→ **To be done**
Among the lines of the listing below, retype exactly those from the one containing "Write the Altair code for this chart." through the one containing "df = pd.DataFrame(rows)", both included. Do not include pictures.

**** Raw data

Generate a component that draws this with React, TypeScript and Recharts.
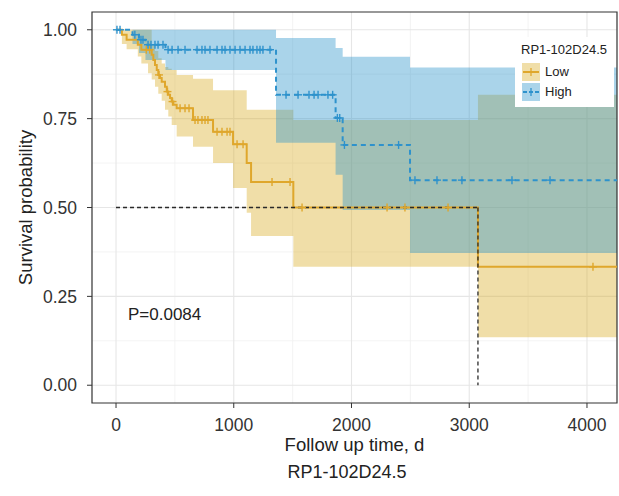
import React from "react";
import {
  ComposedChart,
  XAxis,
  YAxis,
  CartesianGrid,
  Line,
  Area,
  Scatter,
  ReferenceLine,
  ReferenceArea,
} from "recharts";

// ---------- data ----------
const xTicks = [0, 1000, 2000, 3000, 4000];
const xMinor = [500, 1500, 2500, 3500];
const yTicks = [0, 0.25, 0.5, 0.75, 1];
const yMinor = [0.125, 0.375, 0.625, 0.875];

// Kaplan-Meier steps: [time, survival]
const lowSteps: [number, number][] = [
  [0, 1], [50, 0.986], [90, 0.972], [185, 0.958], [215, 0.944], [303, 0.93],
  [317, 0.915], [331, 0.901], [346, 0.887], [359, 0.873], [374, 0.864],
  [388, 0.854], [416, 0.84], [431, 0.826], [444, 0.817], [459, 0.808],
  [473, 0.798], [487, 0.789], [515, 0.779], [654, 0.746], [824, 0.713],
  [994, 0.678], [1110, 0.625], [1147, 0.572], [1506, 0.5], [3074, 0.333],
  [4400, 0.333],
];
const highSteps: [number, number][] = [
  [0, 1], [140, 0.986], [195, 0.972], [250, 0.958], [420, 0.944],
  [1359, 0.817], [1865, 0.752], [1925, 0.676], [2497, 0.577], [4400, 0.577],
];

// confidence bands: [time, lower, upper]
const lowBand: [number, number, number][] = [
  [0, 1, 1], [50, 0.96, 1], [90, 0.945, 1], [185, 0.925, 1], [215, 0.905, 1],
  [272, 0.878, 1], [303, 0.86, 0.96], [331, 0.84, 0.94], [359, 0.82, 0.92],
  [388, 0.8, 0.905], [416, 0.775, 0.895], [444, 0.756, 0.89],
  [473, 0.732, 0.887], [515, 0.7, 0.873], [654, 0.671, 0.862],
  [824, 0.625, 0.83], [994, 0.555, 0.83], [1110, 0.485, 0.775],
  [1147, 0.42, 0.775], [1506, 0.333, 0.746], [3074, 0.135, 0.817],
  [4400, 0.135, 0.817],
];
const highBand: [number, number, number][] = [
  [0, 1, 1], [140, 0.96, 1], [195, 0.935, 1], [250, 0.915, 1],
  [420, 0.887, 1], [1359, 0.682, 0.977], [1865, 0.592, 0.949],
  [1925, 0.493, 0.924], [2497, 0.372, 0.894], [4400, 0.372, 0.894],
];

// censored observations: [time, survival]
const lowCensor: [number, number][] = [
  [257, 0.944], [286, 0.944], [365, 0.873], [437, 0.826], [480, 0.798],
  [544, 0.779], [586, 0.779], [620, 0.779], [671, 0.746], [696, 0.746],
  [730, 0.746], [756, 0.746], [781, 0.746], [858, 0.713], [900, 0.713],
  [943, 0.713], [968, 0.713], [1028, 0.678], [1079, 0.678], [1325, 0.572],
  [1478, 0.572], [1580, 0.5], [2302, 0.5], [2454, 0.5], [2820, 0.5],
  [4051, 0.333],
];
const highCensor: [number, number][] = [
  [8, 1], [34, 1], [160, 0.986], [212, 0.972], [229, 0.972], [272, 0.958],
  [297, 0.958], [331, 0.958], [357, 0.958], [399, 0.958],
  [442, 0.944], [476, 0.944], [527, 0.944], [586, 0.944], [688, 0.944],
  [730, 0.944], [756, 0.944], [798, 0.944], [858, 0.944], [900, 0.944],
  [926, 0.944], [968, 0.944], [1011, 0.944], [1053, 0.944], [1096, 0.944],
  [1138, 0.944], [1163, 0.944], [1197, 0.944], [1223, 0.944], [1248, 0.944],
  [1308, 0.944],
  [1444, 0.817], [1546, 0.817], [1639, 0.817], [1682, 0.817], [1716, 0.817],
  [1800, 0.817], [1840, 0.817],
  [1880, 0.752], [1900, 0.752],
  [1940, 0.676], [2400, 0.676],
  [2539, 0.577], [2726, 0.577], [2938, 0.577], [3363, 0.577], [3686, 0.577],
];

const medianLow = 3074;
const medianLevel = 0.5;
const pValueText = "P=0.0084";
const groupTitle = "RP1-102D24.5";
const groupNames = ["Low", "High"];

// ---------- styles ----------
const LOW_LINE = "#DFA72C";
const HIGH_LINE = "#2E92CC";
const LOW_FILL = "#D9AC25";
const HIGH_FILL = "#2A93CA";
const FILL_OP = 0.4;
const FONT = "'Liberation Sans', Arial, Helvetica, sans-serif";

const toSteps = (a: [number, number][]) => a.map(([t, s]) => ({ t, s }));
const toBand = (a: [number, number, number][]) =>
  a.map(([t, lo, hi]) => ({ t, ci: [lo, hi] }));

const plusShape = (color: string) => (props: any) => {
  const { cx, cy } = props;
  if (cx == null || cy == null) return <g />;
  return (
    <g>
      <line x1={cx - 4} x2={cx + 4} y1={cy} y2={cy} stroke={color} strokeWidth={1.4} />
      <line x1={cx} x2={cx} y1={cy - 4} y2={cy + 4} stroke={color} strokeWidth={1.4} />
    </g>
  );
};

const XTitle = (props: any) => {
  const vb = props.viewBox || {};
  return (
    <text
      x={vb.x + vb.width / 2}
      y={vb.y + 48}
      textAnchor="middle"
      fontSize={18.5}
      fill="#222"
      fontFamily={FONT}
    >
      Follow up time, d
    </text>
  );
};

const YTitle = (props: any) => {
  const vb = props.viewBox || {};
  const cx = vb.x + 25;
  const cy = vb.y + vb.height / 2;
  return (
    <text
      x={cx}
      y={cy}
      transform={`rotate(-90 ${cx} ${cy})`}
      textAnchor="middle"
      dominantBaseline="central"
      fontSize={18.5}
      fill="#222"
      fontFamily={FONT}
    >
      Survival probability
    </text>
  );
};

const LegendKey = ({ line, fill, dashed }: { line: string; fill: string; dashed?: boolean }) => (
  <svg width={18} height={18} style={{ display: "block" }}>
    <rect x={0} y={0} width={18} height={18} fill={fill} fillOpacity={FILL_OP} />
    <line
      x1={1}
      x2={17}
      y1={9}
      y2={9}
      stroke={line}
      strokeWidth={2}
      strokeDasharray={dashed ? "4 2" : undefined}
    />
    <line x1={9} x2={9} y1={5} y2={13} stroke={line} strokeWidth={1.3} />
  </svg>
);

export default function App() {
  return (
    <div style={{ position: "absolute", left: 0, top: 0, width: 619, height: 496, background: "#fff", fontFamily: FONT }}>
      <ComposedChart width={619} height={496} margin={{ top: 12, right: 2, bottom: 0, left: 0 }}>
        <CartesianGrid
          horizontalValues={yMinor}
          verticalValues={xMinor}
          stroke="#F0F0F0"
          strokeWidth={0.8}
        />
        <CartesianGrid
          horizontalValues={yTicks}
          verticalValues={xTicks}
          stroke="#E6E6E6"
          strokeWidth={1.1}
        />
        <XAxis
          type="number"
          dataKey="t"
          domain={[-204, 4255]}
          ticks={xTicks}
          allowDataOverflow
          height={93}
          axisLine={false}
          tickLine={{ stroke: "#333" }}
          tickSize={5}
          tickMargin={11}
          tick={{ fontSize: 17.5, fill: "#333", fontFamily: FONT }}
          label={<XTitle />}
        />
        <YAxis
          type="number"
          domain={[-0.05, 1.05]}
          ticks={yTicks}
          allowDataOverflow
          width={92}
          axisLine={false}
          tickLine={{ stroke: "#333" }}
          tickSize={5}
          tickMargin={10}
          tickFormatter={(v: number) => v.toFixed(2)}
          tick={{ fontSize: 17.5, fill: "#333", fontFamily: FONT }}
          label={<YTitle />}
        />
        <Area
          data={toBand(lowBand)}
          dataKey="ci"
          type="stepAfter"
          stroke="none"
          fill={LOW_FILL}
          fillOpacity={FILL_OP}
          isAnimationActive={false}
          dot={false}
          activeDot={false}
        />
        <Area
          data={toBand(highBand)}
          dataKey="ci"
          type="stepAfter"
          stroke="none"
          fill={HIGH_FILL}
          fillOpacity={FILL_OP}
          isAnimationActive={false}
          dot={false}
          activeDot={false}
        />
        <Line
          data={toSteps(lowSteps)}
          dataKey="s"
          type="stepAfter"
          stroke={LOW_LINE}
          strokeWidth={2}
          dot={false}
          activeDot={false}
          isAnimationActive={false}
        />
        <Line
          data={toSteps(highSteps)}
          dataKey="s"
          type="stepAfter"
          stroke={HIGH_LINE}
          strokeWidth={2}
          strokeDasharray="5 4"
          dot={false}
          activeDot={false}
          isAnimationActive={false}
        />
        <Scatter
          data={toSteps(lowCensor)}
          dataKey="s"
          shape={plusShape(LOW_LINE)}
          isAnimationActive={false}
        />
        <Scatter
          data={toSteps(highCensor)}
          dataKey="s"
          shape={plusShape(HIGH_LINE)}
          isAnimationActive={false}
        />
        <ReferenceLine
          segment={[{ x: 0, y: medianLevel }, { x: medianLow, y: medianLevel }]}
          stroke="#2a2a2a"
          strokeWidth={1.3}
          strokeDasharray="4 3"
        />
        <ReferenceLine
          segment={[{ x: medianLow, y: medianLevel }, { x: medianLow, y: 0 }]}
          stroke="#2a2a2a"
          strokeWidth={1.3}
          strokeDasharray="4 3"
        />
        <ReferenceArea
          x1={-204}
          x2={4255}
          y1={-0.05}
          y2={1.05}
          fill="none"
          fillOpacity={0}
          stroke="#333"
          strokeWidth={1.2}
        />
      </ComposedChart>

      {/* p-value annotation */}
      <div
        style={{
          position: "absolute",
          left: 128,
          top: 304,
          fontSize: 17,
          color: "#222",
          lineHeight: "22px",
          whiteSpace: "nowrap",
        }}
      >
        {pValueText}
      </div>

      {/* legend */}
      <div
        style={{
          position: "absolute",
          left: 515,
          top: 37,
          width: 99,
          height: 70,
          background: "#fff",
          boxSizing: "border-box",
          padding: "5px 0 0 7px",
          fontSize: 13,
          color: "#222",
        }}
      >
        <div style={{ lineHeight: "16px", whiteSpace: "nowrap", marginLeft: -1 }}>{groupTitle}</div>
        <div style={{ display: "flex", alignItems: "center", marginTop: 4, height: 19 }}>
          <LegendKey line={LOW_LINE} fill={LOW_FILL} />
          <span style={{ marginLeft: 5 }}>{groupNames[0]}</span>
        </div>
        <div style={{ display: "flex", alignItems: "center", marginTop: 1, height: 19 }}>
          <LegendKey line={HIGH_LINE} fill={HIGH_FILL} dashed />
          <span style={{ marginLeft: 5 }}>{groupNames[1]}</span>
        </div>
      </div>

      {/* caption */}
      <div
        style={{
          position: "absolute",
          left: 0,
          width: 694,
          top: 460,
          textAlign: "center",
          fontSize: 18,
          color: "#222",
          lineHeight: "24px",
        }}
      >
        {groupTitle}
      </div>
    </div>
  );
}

********
**** Raw data

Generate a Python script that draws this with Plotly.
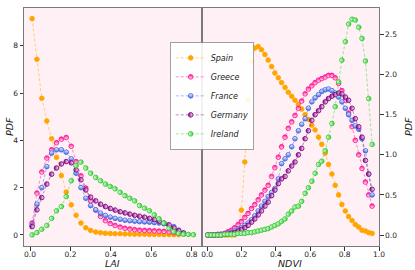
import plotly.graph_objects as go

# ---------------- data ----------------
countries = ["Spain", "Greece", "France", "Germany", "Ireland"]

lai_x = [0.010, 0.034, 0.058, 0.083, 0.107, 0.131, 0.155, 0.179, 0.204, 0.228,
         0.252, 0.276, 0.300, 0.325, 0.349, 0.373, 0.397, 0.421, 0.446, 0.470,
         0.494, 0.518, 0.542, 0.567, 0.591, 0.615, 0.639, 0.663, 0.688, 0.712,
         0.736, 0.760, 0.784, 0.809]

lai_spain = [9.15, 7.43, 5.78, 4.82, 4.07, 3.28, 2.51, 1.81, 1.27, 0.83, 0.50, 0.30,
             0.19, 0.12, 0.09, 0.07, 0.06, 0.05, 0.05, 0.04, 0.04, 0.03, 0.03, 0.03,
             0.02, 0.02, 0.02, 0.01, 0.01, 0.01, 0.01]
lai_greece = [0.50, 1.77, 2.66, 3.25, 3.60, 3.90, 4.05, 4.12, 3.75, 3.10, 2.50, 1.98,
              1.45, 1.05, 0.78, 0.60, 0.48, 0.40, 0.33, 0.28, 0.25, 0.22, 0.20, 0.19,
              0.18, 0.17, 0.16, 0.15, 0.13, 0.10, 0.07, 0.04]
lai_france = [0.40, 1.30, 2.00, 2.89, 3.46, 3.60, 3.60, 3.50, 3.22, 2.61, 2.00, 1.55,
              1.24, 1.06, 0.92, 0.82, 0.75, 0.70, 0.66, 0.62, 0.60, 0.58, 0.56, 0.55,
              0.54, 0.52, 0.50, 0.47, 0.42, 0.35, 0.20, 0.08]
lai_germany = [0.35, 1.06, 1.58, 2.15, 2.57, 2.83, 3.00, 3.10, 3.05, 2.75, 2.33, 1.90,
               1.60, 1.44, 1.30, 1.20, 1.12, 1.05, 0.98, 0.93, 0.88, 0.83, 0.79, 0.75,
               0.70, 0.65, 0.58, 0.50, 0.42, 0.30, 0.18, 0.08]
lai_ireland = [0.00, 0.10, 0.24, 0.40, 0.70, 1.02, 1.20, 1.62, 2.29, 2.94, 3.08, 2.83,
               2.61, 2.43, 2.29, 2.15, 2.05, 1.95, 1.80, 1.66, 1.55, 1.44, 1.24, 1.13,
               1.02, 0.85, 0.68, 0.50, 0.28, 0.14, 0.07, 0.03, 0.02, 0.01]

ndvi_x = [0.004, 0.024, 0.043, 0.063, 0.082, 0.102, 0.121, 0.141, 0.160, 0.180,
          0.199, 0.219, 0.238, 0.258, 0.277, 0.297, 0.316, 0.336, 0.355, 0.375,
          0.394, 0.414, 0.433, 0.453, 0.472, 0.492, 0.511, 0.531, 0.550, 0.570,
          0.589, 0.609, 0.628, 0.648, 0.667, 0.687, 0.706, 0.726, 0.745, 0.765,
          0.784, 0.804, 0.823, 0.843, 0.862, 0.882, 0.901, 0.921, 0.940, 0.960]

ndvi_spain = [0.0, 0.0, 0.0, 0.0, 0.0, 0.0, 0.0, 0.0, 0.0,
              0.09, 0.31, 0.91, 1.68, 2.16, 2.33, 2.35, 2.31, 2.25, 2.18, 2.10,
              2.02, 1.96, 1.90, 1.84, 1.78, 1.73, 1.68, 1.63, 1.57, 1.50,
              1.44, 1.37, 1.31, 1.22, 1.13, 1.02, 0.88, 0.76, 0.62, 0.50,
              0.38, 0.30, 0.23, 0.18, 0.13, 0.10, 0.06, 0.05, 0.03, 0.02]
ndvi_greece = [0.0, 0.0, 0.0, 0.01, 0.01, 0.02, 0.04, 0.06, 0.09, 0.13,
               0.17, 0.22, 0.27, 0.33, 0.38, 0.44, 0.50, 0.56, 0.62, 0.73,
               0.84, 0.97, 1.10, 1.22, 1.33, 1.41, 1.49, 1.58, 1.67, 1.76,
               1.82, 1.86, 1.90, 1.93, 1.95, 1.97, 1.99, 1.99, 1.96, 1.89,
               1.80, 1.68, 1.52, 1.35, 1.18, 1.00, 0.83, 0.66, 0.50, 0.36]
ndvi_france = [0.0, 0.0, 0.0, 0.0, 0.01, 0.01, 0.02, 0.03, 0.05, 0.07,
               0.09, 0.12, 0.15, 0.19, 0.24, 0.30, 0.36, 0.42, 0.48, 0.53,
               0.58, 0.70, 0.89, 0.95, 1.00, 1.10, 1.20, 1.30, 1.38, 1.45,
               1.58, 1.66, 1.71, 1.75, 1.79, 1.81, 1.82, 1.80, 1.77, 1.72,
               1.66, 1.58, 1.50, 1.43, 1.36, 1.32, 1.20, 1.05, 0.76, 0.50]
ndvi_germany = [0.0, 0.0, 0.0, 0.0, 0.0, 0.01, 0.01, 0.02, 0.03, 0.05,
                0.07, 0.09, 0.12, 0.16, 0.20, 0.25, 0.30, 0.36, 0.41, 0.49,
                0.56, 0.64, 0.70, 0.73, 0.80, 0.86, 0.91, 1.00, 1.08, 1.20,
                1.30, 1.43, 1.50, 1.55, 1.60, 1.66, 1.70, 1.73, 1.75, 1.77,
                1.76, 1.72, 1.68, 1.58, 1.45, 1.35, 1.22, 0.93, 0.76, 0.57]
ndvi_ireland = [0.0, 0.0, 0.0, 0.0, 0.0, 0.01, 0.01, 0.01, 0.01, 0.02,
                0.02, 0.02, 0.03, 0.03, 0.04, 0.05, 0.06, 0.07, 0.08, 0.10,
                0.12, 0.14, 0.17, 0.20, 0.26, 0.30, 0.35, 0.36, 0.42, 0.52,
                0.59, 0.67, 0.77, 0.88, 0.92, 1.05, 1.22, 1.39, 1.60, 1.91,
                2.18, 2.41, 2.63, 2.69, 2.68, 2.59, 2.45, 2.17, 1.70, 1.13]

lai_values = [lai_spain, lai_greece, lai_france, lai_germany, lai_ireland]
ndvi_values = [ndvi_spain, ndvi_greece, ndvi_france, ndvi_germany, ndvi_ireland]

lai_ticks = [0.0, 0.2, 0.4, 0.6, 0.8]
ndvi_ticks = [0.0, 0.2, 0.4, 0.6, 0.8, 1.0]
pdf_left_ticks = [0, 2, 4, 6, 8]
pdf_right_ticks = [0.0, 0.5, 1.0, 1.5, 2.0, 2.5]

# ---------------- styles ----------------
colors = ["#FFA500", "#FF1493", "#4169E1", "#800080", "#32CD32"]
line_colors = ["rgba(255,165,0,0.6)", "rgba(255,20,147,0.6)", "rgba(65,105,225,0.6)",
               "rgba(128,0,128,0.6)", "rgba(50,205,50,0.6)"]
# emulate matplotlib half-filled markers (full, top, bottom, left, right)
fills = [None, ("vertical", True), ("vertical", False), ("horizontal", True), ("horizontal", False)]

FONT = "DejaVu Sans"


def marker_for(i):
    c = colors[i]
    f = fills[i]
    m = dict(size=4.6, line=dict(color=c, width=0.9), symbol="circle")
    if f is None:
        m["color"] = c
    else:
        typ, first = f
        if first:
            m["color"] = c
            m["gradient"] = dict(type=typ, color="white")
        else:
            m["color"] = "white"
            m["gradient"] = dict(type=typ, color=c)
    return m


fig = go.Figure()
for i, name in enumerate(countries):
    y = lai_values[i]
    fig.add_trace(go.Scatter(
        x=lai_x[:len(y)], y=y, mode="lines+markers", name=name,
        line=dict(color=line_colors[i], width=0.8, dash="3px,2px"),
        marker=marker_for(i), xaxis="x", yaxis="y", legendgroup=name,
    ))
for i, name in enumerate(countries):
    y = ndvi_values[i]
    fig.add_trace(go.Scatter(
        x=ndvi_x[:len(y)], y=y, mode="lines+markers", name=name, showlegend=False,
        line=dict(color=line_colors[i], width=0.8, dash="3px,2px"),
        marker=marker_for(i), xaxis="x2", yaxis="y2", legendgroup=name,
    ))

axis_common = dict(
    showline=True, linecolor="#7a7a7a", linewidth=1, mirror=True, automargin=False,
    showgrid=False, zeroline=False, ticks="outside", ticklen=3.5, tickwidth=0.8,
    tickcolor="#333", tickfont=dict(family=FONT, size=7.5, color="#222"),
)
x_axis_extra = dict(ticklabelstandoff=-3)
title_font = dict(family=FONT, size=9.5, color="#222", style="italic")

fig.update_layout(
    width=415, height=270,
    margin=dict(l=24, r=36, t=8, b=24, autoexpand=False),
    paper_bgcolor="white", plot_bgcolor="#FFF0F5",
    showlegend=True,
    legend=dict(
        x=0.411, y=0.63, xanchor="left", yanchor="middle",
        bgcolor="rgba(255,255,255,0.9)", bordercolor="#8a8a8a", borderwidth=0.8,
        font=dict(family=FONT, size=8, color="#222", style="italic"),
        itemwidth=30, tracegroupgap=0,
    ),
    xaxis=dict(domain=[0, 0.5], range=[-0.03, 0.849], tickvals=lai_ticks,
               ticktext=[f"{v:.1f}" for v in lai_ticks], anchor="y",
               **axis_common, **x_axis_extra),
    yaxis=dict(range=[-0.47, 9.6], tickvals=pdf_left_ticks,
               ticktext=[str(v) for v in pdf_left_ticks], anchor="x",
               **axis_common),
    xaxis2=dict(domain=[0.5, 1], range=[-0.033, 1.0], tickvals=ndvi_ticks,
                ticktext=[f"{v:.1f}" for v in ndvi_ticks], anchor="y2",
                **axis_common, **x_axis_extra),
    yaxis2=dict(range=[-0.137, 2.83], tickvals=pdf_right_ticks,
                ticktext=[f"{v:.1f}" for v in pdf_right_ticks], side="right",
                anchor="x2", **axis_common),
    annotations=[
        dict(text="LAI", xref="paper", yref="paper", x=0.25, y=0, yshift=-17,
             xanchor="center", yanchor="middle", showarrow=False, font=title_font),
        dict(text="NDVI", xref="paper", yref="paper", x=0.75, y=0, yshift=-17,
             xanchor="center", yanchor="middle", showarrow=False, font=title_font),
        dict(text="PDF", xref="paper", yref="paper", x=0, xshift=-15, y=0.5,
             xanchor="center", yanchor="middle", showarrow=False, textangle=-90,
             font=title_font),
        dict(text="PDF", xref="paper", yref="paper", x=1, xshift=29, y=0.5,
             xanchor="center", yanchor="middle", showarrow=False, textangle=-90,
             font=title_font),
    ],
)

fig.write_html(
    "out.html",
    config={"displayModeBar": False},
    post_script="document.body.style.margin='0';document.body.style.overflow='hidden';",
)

********
**** Raw data

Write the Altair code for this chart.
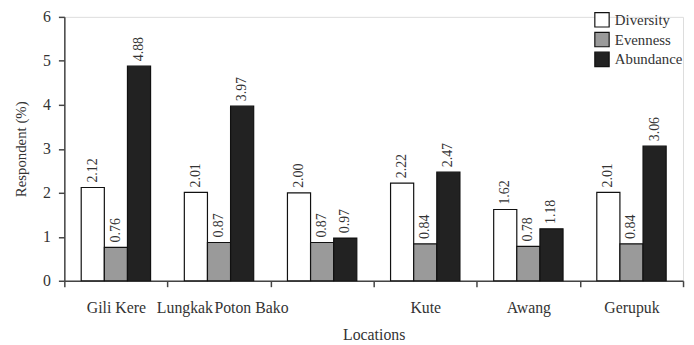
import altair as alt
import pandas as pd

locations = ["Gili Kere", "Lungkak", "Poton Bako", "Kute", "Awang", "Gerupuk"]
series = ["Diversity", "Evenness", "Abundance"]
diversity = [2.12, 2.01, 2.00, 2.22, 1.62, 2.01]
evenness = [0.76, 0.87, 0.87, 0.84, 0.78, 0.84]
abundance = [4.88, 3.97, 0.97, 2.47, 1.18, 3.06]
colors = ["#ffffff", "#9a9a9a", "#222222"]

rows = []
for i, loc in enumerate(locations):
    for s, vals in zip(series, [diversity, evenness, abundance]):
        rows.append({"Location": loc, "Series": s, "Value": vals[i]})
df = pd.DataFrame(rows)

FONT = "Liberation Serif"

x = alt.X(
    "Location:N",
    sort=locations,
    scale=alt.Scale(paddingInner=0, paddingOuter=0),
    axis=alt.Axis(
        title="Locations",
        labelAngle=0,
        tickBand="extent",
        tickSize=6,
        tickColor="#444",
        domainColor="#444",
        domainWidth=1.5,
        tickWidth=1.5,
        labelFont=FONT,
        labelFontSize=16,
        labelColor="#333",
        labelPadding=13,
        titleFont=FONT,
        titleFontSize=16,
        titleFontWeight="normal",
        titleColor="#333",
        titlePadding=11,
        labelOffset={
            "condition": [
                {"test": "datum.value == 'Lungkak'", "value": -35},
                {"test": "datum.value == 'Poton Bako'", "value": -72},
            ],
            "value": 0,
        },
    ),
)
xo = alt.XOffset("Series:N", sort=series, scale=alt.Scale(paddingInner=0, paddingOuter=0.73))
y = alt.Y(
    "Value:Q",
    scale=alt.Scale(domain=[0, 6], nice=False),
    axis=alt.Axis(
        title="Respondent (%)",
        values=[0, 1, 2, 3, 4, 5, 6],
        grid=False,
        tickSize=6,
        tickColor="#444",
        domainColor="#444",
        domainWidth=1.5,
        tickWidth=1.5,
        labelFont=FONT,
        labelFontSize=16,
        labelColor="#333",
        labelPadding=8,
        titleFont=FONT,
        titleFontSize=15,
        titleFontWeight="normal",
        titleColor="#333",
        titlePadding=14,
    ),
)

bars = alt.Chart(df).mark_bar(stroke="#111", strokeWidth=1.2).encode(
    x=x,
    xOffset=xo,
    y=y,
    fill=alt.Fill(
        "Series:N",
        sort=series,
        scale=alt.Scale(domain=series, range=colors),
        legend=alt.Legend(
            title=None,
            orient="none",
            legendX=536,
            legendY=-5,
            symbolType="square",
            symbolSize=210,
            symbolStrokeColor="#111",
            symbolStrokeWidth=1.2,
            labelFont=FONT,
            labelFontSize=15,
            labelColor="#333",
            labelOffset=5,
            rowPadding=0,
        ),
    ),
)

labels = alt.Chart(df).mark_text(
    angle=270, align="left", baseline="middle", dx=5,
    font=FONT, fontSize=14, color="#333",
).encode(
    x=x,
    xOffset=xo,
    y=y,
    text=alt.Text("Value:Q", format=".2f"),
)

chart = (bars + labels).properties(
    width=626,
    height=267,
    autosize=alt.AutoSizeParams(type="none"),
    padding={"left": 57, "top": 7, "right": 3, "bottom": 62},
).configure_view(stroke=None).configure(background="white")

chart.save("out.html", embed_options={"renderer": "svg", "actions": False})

********

→ **Solution to the exercise**
Write the Altair code for this chart.
import altair as alt
import pandas as pd

locations = ["Gili Kere", "Lungkak", "Poton Bako", "Kute", "Awang", "Gerupuk"]
series = ["Diversity", "Evenness", "Abundance"]
diversity = [2.12, 2.01, 2.00, 2.22, 1.62, 2.01]
evenness = [0.76, 0.87, 0.87, 0.84, 0.78, 0.84]
abundance = [4.88, 3.97, 0.97, 2.47, 1.18, 3.06]
colors = ["#ffffff", "#9a9a9a", "#222222"]

rows = []
for i, loc in enumerate(locations):
    for s, vals in zip(series, [diversity, evenness, abundance]):
        rows.append({"Location": loc, "Series": s, "Value": vals[i]})
df = pd.DataFrame(rows)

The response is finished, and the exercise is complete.